## Direction
Spot every line with the word "chart" and return it.

* * * * * * * * *

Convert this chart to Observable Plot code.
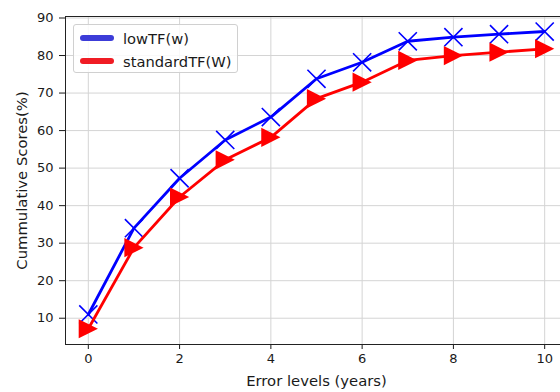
<!DOCTYPE html>
<html>
<head>
<meta charset="utf-8">
<script src="https://cdn.jsdelivr.net/npm/d3@7"></script>
<script src="https://cdn.jsdelivr.net/npm/@observablehq/plot@0.6"></script>
<style>
  html, body { margin: 0; padding: 0; background: #fff; overflow: hidden; }
  #wrap { position: relative; width: 560px; height: 392px; overflow: hidden; }
  #legend {
    position: absolute; left: 73px; top: 24px; width: 163px; height: 47px;
    border: 1px solid #d0d0d0; border-radius: 3px; background: rgba(255,255,255,0.85);
    font-family: "DejaVu Sans", sans-serif; font-size: 14.7px; color: #1a1a1a;
  }
  .row { position: absolute; left: 0; height: 20px; display: flex; align-items: center; white-space: nowrap; }
  .sw { width: 34px; height: 6px; border-radius: 3px; margin-left: 6px; margin-right: 9px; flex: none; }
</style>
</head>
<body>
<div id="wrap"><div id="legend"></div></div>
<script>
const errorLevels = [0, 1, 2, 3, 4, 5, 6, 7, 8, 9, 10];
const lowTF = [11.0, 34.0, 47.3, 57.5, 63.6, 73.8, 78.2, 83.8, 84.9, 85.7, 86.4];
const standardTF = [7.2, 28.8, 42.3, 52.2, 58.2, 68.5, 72.9, 78.7, 80.0, 80.9, 81.8];
const seriesNames = ["lowTF(w)", "standardTF(W)"];
const seriesColors = ["#0000ff", "#ff0000"];
const legendColors = ["#3c3cd8", "#f01c24"];
const xTicks = [0, 2, 4, 6, 8, 10];
const yTicks = [10, 20, 30, 40, 50, 60, 70, 80, 90];
const xLabel = "Error levels (years)";
const yLabel = "Cummulative Scores(%)";

const blueData = errorLevels.map((x, i) => ({x, y: lowTF[i]}));
const redData = errorLevels.map((x, i) => ({x, y: standardTF[i]}));

// matplotlib-like right-pointing triangle marker
const triangleRight = {
  draw(ctx, size) {
    const r = Math.sqrt(size / Math.PI);
    ctx.moveTo(r, 0);
    ctx.lineTo(-r, -r);
    ctx.lineTo(-r, r);
    ctx.closePath();
  }
};

const chart = Plot.plot({
  width: 567,
  height: 392,
  marginLeft: 65,
  marginRight: 0,
  marginTop: 16,
  marginBottom: 48,
  style: {fontFamily: "DejaVu Sans, sans-serif", fontSize: "13px", color: "#1a1a1a", background: "white"},
  x: {domain: [-0.5, 10.5], ticks: xTicks, tickSize: 5, tickPadding: 4, label: null},
  y: {domain: [3, 90.4], ticks: yTicks, tickSize: 6, tickPadding: 6, label: null},
  marks: [
    Plot.gridX(xTicks, {stroke: "#d4d4d4", strokeOpacity: 1, strokeWidth: 1}),
    Plot.gridY(yTicks, {stroke: "#d4d4d4", strokeOpacity: 1, strokeWidth: 1}),
    Plot.frame({stroke: "#222", strokeWidth: 1}),
    Plot.line(blueData, {x: "x", y: "y", stroke: seriesColors[0], strokeWidth: 2.8, strokeLinejoin: "round"}),
    Plot.dot(blueData, {x: "x", y: "y", symbol: "times", r: 8.3, stroke: seriesColors[0], strokeWidth: 1.6, fill: "none"}),
    Plot.line(redData, {x: "x", y: "y", stroke: seriesColors[1], strokeWidth: 2.8, strokeLinejoin: "round"}),
    Plot.dot(redData, {x: "x", y: "y", symbol: triangleRight, r: 9.6, fill: seriesColors[1], stroke: "none"}),
    Plot.text([xLabel], {frameAnchor: "bottom", dy: 30.5, lineAnchor: "top", textAnchor: "middle", fontSize: 14.8, fill: "#1a1a1a"}),
    Plot.text([yLabel], {frameAnchor: "left", dx: -43.5, rotate: -90, lineAnchor: "middle", textAnchor: "middle", fontSize: 14.8, fill: "#1a1a1a"})
  ]
});
chart.style.display = "block";
chart.style.maxWidth = "none";
chart.style.width = "567px";
document.getElementById("wrap").prepend(chart);

const legend = document.getElementById("legend");
seriesNames.forEach((name, i) => {
  const row = document.createElement("div");
  row.className = "row";
  row.style.top = (3 + i * 23) + "px";
  const sw = document.createElement("div");
  sw.className = "sw";
  sw.style.background = legendColors[i];
  const t = document.createElement("span");
  t.textContent = name;
  row.appendChild(sw);
  row.appendChild(t);
  legend.appendChild(row);
});
</script>
</body>
</html>
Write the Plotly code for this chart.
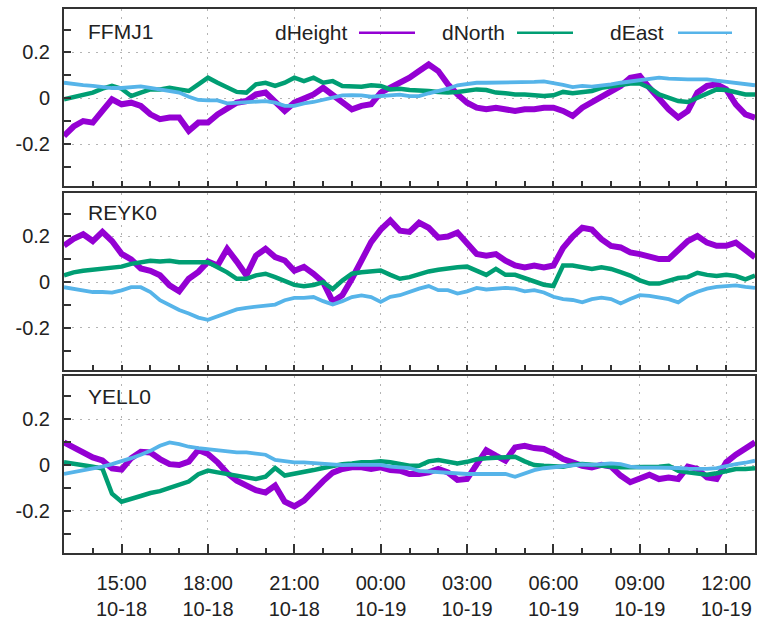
import pandas as pd
import plotly.graph_objects as go

# Sampling of the displacement series: every 20 minutes over one day
START = "2021-10-18 13:00"
STEP = "20min"
N_SAMPLES = 73
X_RANGE = ["2021-10-18 13:00", "2021-10-19 13:00"]

STATIONS = ["FFMJ1", "REYK0", "YELL0"]
SERIES_NAMES = ["dHeight", "dNorth", "dEast"]
COLORS = ["#9400d3", "#009e73", "#56b4e9"]

FFMJ1_HEIGHT = [
    -0.164, -0.123, -0.099, -0.106, -0.055, -0.004, -0.026, -0.019, -0.033, -0.070,
    -0.091, -0.084, -0.084, -0.142, -0.106, -0.106, -0.070, -0.041, -0.019, -0.012,
    0.017, 0.025, -0.012, -0.055, -0.019, -0.004, 0.017, 0.046, 0.017, -0.019,
    -0.048, -0.033, -0.026, 0.025, 0.046, 0.068, 0.090,
    0.119, 0.148, 0.119, 0.061, 0.017, -0.019, -0.041, -0.048, -0.041, -0.048,
    -0.055, -0.048, -0.048, -0.041, -0.041, -0.055, -0.077, -0.041, -0.019, 0.010,
    0.032, 0.054, 0.090, 0.097, 0.046, -0.004, -0.048, -0.084, -0.055, 0.025,
    0.054, 0.061, 0.039, -0.026, -0.070, -0.084,
]
FFMJ1_NORTH = [
    -0.004, 0.007, 0.017, 0.025, 0.042, 0.054, 0.042, 0.010, 0.025, 0.039,
    0.039, 0.046, 0.039, 0.032, 0.061, 0.090, 0.068, 0.046, 0.028, 0.025,
    0.061, 0.068, 0.054, 0.068, 0.090, 0.075, 0.090, 0.068, 0.075, 0.054,
    0.054, 0.051, 0.057, 0.054, 0.039, 0.042, 0.036,
    0.036, 0.032, 0.028, 0.025, 0.028, 0.036, 0.039, 0.036, 0.025, 0.022,
    0.017, 0.017, 0.013, 0.010, 0.013, 0.028, 0.022, 0.025, 0.032, 0.046,
    0.054, 0.061, 0.065, 0.065, 0.046, 0.017, 0.003, -0.012, -0.016, 0.003,
    0.025, 0.039, 0.036, 0.025, 0.017, 0.017,
]
FFMJ1_EAST = [
    0.068, 0.065, 0.058, 0.054, 0.049, 0.045, 0.045, 0.049, 0.052, 0.046,
    0.039, 0.032, 0.025, 0.007, -0.007, -0.009, -0.009, -0.022, -0.019, -0.016,
    -0.012, -0.012, -0.019, -0.033, -0.033, -0.022, -0.016, -0.007, 0.003, 0.013,
    0.014, 0.013, 0.007, 0.010, 0.013, 0.016, 0.010,
    0.010, 0.022, 0.032, 0.042, 0.057, 0.062, 0.068, 0.068, 0.068, 0.068,
    0.071, 0.071, 0.072, 0.074, 0.068, 0.059, 0.049, 0.054, 0.051, 0.054,
    0.061, 0.068, 0.074, 0.080, 0.088, 0.090, 0.086, 0.083, 0.083, 0.083,
    0.083, 0.077, 0.071, 0.068, 0.062, 0.057,
]

REYK0_HEIGHT = [
    0.160, 0.190, 0.210, 0.180, 0.220, 0.180, 0.124, 0.100, 0.060, 0.050,
    0.030, -0.014, -0.040, 0.015, 0.045, 0.090, 0.073, 0.146, 0.090, 0.030,
    0.116, 0.146, 0.110, 0.095, 0.050, 0.067, 0.037, 0.000, -0.085, -0.057,
    0.015, 0.090, 0.175, 0.230, 0.270, 0.225, 0.220,
    0.260, 0.238, 0.195, 0.200, 0.217, 0.173, 0.123, 0.116, 0.123, 0.094,
    0.073, 0.065, 0.073, 0.065, 0.073, 0.150, 0.200, 0.238, 0.230, 0.188,
    0.159, 0.152, 0.130, 0.123, 0.109, 0.101, 0.101, 0.145, 0.180, 0.202,
    0.173, 0.159, 0.159, 0.173, 0.137, 0.109,
]
REYK0_NORTH = [
    0.030, 0.043, 0.050, 0.054, 0.060, 0.066, 0.068, 0.080, 0.087, 0.094,
    0.090, 0.094, 0.087, 0.087, 0.090, 0.087, 0.065, 0.043, 0.015, 0.015,
    0.030, 0.037, 0.022, 0.007, -0.012, -0.018, -0.012, 0.000, -0.030, 0.007,
    0.037, 0.043, 0.045, 0.051, 0.032, 0.015, 0.022,
    0.037, 0.047, 0.054, 0.061, 0.065, 0.068, 0.051, 0.032, 0.058, 0.032,
    0.032, 0.018, 0.008, -0.011, -0.017, 0.073, 0.073, 0.065, 0.058, 0.065,
    0.058, 0.044, 0.029, 0.008, -0.006, -0.006, 0.008, 0.018, 0.022, 0.041,
    0.032, 0.027, 0.032, 0.027, 0.012, 0.029,
]
REYK0_EAST = [
    -0.022, -0.029, -0.036, -0.043, -0.043, -0.046, -0.036, -0.022, -0.022, -0.043,
    -0.079, -0.100, -0.122, -0.137, -0.155, -0.165, -0.151, -0.134, -0.119, -0.112,
    -0.108, -0.105, -0.098, -0.079, -0.069, -0.069, -0.065, -0.083, -0.098, -0.083,
    -0.065, -0.058, -0.065, -0.086, -0.064, -0.057, -0.042,
    -0.028, -0.017, -0.035, -0.035, -0.050, -0.040, -0.025, -0.032, -0.028, -0.025,
    -0.028, -0.040, -0.035, -0.045, -0.064, -0.074, -0.078, -0.088, -0.074, -0.068,
    -0.074, -0.093, -0.074, -0.057, -0.060, -0.068, -0.074, -0.088, -0.060, -0.042,
    -0.028, -0.021, -0.017, -0.014, -0.021, -0.025,
]

YELL0_HEIGHT = [
    0.099, 0.077, 0.055, 0.033, 0.020, -0.015, -0.020, 0.030, 0.058, 0.055,
    0.026, 0.004, 0.000, 0.015, 0.066, 0.048, 0.012, -0.035, -0.068, -0.090,
    -0.110, -0.120, -0.090, -0.160, -0.180, -0.155, -0.110, -0.070, -0.033, -0.017,
    -0.010, -0.010, -0.017, -0.010, -0.022, -0.025, -0.039,
    -0.039, -0.032, -0.017, -0.032, -0.065, -0.061, 0.004, 0.065, 0.041, 0.019,
    0.077, 0.084, 0.074, 0.070, 0.051, 0.026, 0.012, -0.003, -0.010, 0.001,
    -0.007, -0.046, -0.075, -0.061, -0.042, -0.061, -0.054, -0.061, -0.007, -0.017,
    -0.054, -0.061, 0.012, 0.045, 0.070, 0.099,
]
YELL0_NORTH = [
    0.012, 0.007, 0.001, -0.007, -0.015, -0.125, -0.160, -0.145, -0.135, -0.122,
    -0.114, -0.100, -0.088, -0.072, -0.040, -0.024, -0.032, -0.039, -0.051, -0.058,
    -0.061, -0.051, -0.013, -0.046, -0.039, -0.032, -0.022, -0.013, -0.003, 0.004,
    0.007, 0.012, 0.012, 0.016, 0.012, 0.004, -0.003,
    -0.003, 0.016, 0.022, 0.014, 0.007, 0.014, 0.025, 0.030, 0.033, 0.033,
    0.036, 0.016, 0.000, -0.003, -0.003, -0.007, 0.001, 0.004, 0.001, -0.003,
    -0.007, -0.010, -0.010, -0.010, -0.010, -0.007, -0.003, -0.025, -0.032, -0.039,
    -0.042, -0.036, -0.025, -0.017, -0.017, -0.014,
]
YELL0_EAST = [
    -0.039, -0.032, -0.025, -0.017, -0.007, 0.004, 0.016, 0.030, 0.045, 0.062,
    0.084, 0.099, 0.091, 0.080, 0.074, 0.070, 0.062, 0.059, 0.055, 0.055,
    0.051, 0.045, 0.022, 0.016, 0.012, 0.012, 0.009, 0.004, 0.001, 0.000,
    0.001, 0.001, 0.001, 0.001, -0.007, -0.010, -0.013,
    -0.025, -0.028, -0.032, -0.036, -0.039, -0.039, -0.039, -0.038, -0.038, -0.039,
    -0.051, -0.036, -0.022, -0.014, -0.010, -0.004, 0.001, 0.003, 0.001, 0.004,
    0.007, 0.004, -0.007, -0.010, -0.010, -0.010, -0.010, -0.013, -0.016, -0.017,
    -0.017, -0.013, -0.003, 0.004, 0.010, 0.019,
]

TICK_TIMES = [
    "2021-10-18 15:00", "2021-10-18 18:00", "2021-10-18 21:00", "2021-10-19 00:00",
    "2021-10-19 03:00", "2021-10-19 06:00", "2021-10-19 09:00", "2021-10-19 12:00",
]
TICK_LABELS = [
    "15:00<br>10-18", "18:00<br>10-18", "21:00<br>10-18", "00:00<br>10-19",
    "03:00<br>10-19", "06:00<br>10-19", "09:00<br>10-19", "12:00<br>10-19",
]
Y_TICKS = [-0.2, 0.0, 0.2]
Y_TICK_LABELS = ["-0.2", "0", "0.2"]

DATA = {
    "FFMJ1": [FFMJ1_HEIGHT, FFMJ1_NORTH, FFMJ1_EAST],
    "REYK0": [REYK0_HEIGHT, REYK0_NORTH, REYK0_EAST],
    "YELL0": [YELL0_HEIGHT, YELL0_NORTH, YELL0_EAST],
}

W, H = 757, 620
FONT = "Liberation Sans, Arial, sans-serif"
TEXT = "#222222"
AXIS = "#333333"
LINE_WIDTHS = [6, 4.5, 3.8]

# Panel geometry in pixels (left/right, and top/bottom per panel)
X_LEFT, X_RIGHT = 64, 755
PANEL_Y = [(9, 187), (194, 371.5), (377.5, 555.5)]


def px_x(px):
    return px / W


def px_y(py):
    return 1 - py / H


times = pd.date_range(START, periods=N_SAMPLES, freq=STEP)

fig = go.Figure()
layout = {}
for i, station in enumerate(STATIONS):
    suffix = "" if i == 0 else str(i + 1)
    for name, values, color, lw in zip(SERIES_NAMES, DATA[station], COLORS, LINE_WIDTHS):
        fig.add_trace(go.Scatter(
            x=times, y=values, mode="lines", name=name, showlegend=False,
            line=dict(color=color, width=lw),
            xaxis="x" + suffix, yaxis="y" + suffix,
        ))
    top, bottom = PANEL_Y[i]
    last = i == len(STATIONS) - 1
    layout["xaxis" + suffix] = dict(
        domain=[px_x(X_LEFT), px_x(X_RIGHT)], anchor="y" + suffix,
        type="date", range=X_RANGE,
        tickmode="array", tickvals=TICK_TIMES,
        ticktext=TICK_LABELS if last else [""] * len(TICK_TIMES),
        showticklabels=last,
        ticks="inside", ticklen=9, tickwidth=1.5, tickcolor=AXIS,
        ticklabelstandoff=11,
        minor=dict(ticks="inside", ticklen=5, tickwidth=1.5, tickcolor=AXIS,
                   dtick=3600000, tick0="2021-10-18 13:00", showgrid=False),
        showgrid=True, gridcolor="#b4b4b4", gridwidth=1, griddash="2px,6px",
        showline=True, linecolor=AXIS, linewidth=2, mirror=True,
        zeroline=False,
        tickfont=dict(family=FONT, size=20, color=TEXT),
    )
    layout["yaxis" + suffix] = dict(
        domain=[px_y(bottom), px_y(top)], anchor="x" + suffix,
        range=[-0.383, 0.39],
        tickmode="array", tickvals=Y_TICKS, ticktext=Y_TICK_LABELS,
        ticks="inside", ticklen=7, tickwidth=1.5, tickcolor=AXIS,
        ticklabelstandoff=8,
        minor=dict(ticks="inside", ticklen=7, tickwidth=1.5, tickcolor=AXIS,
                   dtick=0.1, tick0=0, showgrid=False),
        showgrid=True, gridcolor="#b4b4b4", gridwidth=1, griddash="2px,6px",
        showline=True, linecolor=AXIS, linewidth=2, mirror=True,
        zeroline=False,
        tickfont=dict(family=FONT, size=20, color=TEXT),
    )

# Station names inside each panel
TITLE_Y = [32, 214, 398.5]
annotations = []
for station, ty in zip(STATIONS, TITLE_Y):
    annotations.append(dict(
        text=station, xref="paper", yref="paper", x=px_x(86), y=px_y(ty),
        xanchor="left", yanchor="middle", showarrow=False,
        font=dict(family=FONT, size=21, color=TEXT),
    ))

# Key in the first panel: label followed by a line sample
KEY_TEXT_RIGHT = [350, 507, 666]
KEY_LINE = [(359, 415), (517, 573), (678, 732)]
KEY_Y = 33
shapes = []
for name, color, xr, (x0, x1) in zip(SERIES_NAMES, COLORS, KEY_TEXT_RIGHT, KEY_LINE):
    annotations.append(dict(
        text=name, xref="paper", yref="paper", x=px_x(xr), y=px_y(KEY_Y),
        xanchor="right", yanchor="middle", showarrow=False,
        font=dict(family=FONT, size=21, color=TEXT),
    ))
    shapes.append(dict(
        type="line", xref="paper", yref="paper",
        x0=px_x(x0), x1=px_x(x1), y0=px_y(KEY_Y), y1=px_y(KEY_Y),
        line=dict(color=color, width=2.5),
    ))

fig.update_layout(
    width=W, height=H,
    margin=dict(l=0, r=0, t=0, b=0),
    paper_bgcolor="white", plot_bgcolor="white",
    showlegend=False,
    annotations=annotations, shapes=shapes,
    **layout,
)

fig.write_html("out.html")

* * * * * * * * *

## In response
Convert this chart to Observable Plot code.
const chart = Plot.plot({
chart.style.display = "block";
chart.style.maxWidth = "none";
chart.style.width = "567px";
document.getElementById("wrap").prepend(chart);
Write the Plotly code for this chart.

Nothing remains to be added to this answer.